→ Task description:
Reproduce, exactly and in full, only the lines below from the one containing "The picture is" through the one containing "import * as".
──────── Source material
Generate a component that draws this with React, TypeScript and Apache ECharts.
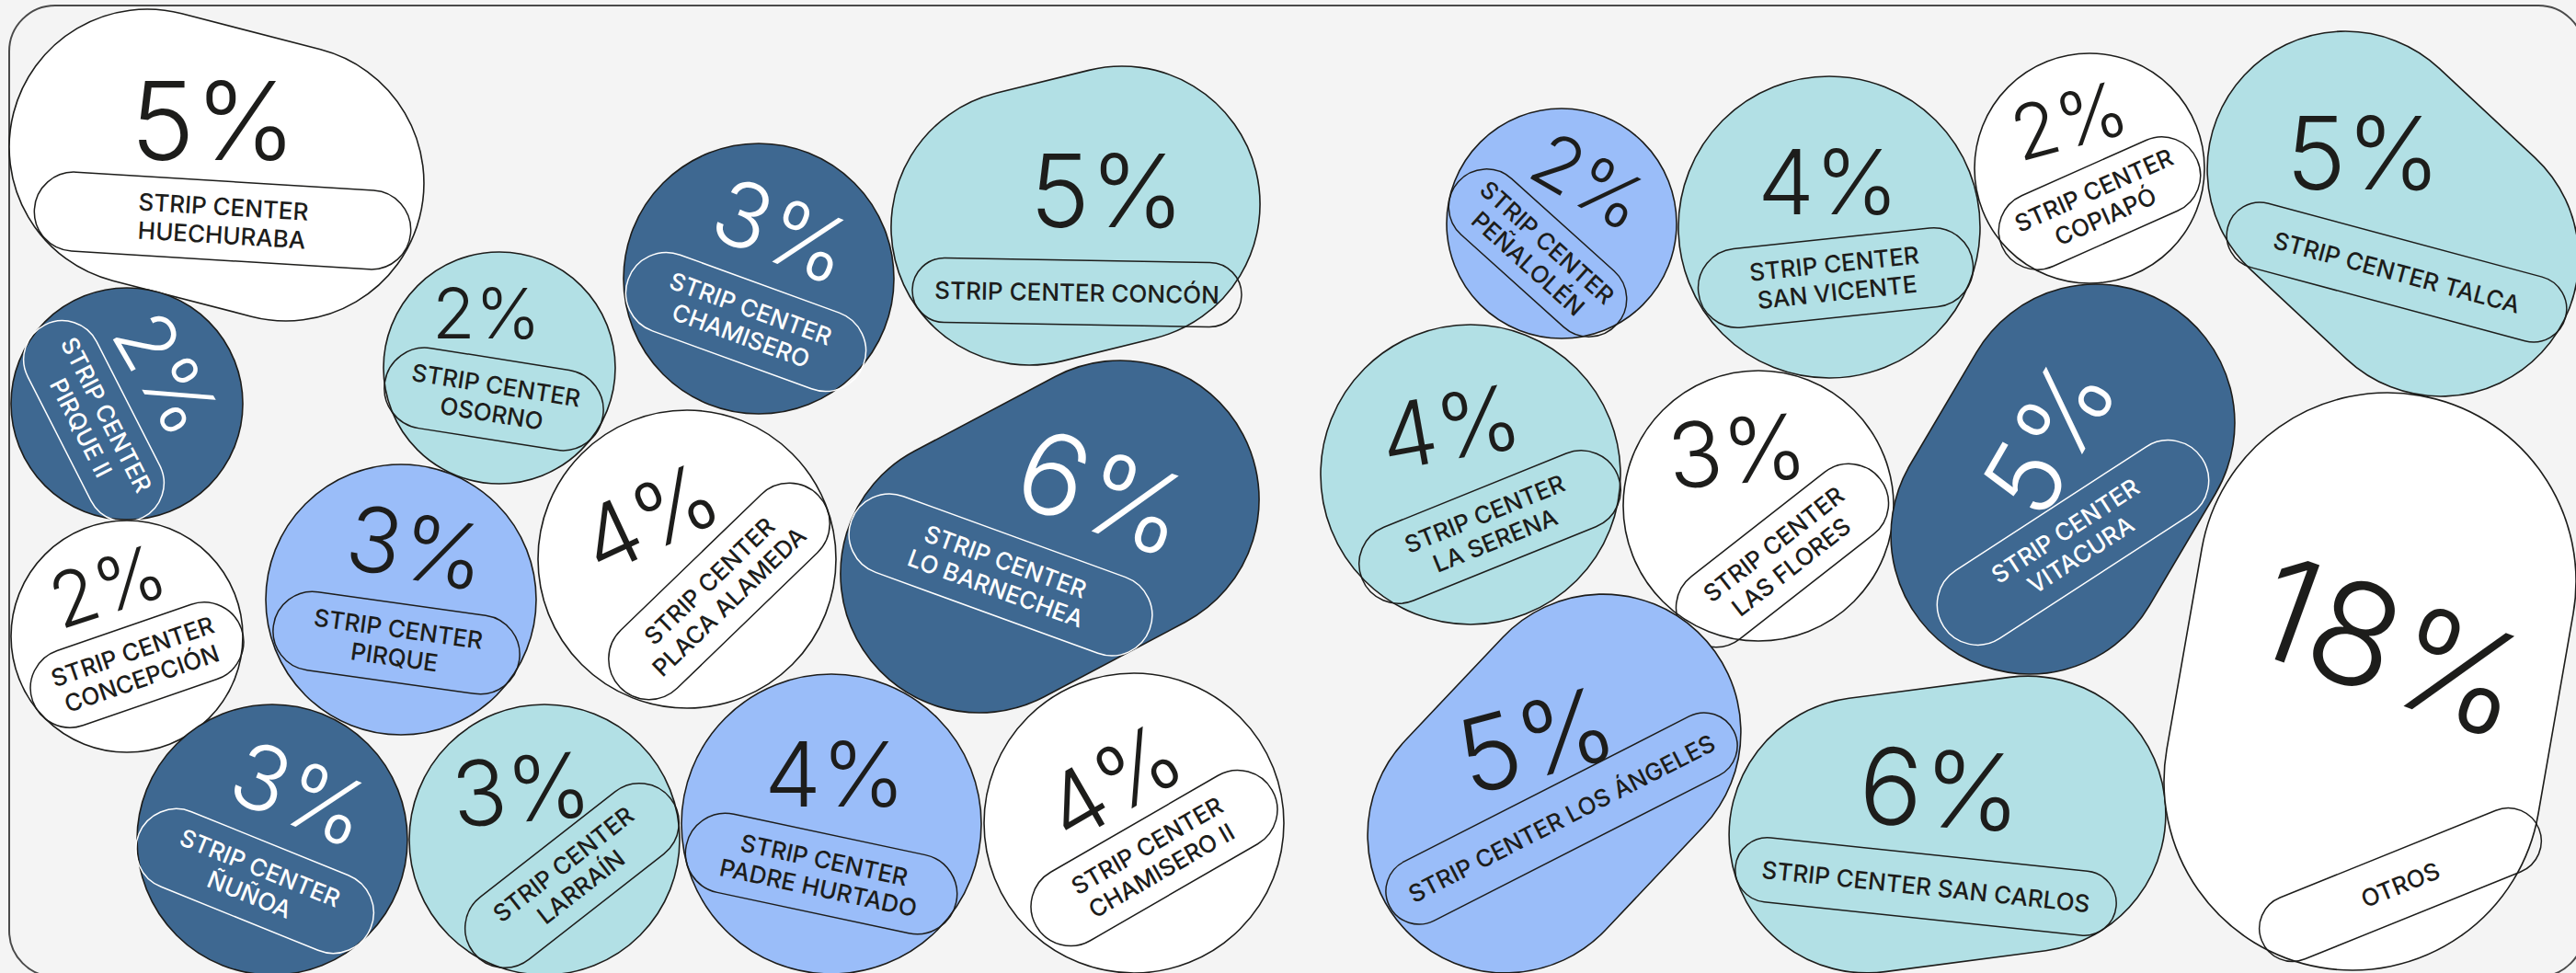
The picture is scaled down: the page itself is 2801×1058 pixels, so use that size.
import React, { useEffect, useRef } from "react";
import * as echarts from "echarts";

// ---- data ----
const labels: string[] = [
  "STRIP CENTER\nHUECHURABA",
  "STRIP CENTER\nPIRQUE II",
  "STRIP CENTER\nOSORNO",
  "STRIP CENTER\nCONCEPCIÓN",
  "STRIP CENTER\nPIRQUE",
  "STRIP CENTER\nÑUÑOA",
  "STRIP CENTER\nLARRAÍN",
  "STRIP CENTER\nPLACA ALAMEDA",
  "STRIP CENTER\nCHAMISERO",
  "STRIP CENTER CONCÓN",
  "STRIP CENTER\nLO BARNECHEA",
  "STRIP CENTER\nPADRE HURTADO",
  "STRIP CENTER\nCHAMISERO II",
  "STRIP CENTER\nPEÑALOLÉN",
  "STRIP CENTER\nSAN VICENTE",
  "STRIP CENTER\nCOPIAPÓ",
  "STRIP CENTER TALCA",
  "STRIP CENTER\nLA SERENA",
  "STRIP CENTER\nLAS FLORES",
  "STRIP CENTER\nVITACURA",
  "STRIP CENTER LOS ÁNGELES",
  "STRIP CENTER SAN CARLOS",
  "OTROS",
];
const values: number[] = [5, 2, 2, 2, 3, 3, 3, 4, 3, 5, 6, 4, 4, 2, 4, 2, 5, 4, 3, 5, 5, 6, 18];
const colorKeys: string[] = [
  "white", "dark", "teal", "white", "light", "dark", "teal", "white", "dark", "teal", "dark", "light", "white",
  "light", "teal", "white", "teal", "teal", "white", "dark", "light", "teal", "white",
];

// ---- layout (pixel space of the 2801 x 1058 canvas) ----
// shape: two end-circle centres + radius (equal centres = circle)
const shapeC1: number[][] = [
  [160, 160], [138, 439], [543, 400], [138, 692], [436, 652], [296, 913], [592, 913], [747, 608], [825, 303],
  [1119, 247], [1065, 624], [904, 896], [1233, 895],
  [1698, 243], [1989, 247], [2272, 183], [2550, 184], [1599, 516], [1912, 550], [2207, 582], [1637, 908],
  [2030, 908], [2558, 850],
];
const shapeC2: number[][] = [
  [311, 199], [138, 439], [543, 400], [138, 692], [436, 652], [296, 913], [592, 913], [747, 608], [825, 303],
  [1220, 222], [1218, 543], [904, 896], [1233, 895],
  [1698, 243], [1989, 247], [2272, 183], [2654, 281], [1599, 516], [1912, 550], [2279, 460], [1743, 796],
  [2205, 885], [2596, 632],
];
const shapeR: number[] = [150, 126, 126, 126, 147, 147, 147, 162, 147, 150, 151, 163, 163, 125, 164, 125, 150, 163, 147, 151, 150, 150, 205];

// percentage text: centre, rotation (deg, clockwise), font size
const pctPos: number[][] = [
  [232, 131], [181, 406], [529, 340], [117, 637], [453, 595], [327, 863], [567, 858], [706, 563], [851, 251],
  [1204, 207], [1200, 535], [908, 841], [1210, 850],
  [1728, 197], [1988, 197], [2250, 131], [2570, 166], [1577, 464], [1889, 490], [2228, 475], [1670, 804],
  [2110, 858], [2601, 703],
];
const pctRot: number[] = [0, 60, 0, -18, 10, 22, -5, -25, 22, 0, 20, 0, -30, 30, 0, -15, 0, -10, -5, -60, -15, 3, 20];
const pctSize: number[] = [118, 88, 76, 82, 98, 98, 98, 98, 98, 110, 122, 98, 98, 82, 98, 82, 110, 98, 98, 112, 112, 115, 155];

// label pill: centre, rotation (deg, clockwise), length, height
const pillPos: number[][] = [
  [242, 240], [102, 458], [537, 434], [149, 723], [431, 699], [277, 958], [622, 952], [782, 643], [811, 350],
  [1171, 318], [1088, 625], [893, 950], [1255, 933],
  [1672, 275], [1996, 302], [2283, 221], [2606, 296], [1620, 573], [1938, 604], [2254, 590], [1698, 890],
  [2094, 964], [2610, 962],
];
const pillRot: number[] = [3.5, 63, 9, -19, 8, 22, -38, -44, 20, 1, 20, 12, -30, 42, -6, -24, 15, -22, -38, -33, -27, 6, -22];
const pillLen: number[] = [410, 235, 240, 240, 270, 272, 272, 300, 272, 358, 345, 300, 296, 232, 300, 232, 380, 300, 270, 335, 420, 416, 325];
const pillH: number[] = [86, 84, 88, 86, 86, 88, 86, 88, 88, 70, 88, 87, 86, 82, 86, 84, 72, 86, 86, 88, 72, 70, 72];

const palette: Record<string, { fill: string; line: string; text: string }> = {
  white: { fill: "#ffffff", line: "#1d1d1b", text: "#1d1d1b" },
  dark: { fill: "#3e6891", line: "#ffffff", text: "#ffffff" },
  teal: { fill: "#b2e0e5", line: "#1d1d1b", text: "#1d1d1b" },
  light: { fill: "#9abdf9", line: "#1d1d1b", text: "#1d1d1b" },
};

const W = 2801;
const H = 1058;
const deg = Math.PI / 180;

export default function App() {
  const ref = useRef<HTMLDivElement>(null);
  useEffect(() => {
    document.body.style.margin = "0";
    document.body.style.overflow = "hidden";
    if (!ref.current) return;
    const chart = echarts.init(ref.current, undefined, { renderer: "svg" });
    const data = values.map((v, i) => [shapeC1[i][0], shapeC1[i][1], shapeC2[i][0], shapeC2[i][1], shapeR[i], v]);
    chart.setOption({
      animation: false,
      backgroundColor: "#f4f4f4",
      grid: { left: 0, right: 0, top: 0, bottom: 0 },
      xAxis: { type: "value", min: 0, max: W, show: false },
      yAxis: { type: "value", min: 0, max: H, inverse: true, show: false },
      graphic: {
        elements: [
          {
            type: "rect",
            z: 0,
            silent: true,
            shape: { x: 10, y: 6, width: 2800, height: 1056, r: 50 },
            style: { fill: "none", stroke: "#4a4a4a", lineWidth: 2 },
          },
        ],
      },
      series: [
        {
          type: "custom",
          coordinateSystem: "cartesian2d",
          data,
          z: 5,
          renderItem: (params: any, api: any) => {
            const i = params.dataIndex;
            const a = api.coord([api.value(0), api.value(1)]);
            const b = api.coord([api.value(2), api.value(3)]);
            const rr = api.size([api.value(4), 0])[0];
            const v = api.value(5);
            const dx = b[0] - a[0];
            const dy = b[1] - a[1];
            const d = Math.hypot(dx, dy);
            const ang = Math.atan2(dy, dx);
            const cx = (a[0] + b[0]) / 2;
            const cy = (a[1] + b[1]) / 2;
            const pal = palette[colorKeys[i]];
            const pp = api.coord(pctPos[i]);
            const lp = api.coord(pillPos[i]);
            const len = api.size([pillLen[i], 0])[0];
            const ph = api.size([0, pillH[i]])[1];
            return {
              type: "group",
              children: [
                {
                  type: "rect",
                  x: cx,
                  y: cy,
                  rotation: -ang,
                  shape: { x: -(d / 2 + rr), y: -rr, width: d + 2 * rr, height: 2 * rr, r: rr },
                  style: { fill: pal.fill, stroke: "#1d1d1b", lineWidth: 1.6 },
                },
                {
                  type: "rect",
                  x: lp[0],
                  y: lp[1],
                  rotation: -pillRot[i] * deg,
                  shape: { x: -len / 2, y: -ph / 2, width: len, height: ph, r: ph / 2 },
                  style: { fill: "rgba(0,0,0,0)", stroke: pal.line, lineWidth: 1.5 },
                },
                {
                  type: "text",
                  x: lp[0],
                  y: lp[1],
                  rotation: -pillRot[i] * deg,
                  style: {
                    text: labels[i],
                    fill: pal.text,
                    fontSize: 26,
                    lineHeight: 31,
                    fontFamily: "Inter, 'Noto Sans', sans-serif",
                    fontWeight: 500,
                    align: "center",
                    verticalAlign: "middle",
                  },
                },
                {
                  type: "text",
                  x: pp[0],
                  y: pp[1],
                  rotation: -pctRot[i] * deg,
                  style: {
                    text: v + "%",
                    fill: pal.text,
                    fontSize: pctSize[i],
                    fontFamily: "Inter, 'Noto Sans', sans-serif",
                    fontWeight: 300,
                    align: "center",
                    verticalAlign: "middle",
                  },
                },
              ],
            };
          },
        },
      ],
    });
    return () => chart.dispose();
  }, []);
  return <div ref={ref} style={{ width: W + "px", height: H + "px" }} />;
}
────────────────
→ Result of the exercise:
The picture is scaled down: the page itself is 2801×1058 pixels, so use that size.
import React, { useEffect, useRef } from "react";
import * as echarts from "echarts";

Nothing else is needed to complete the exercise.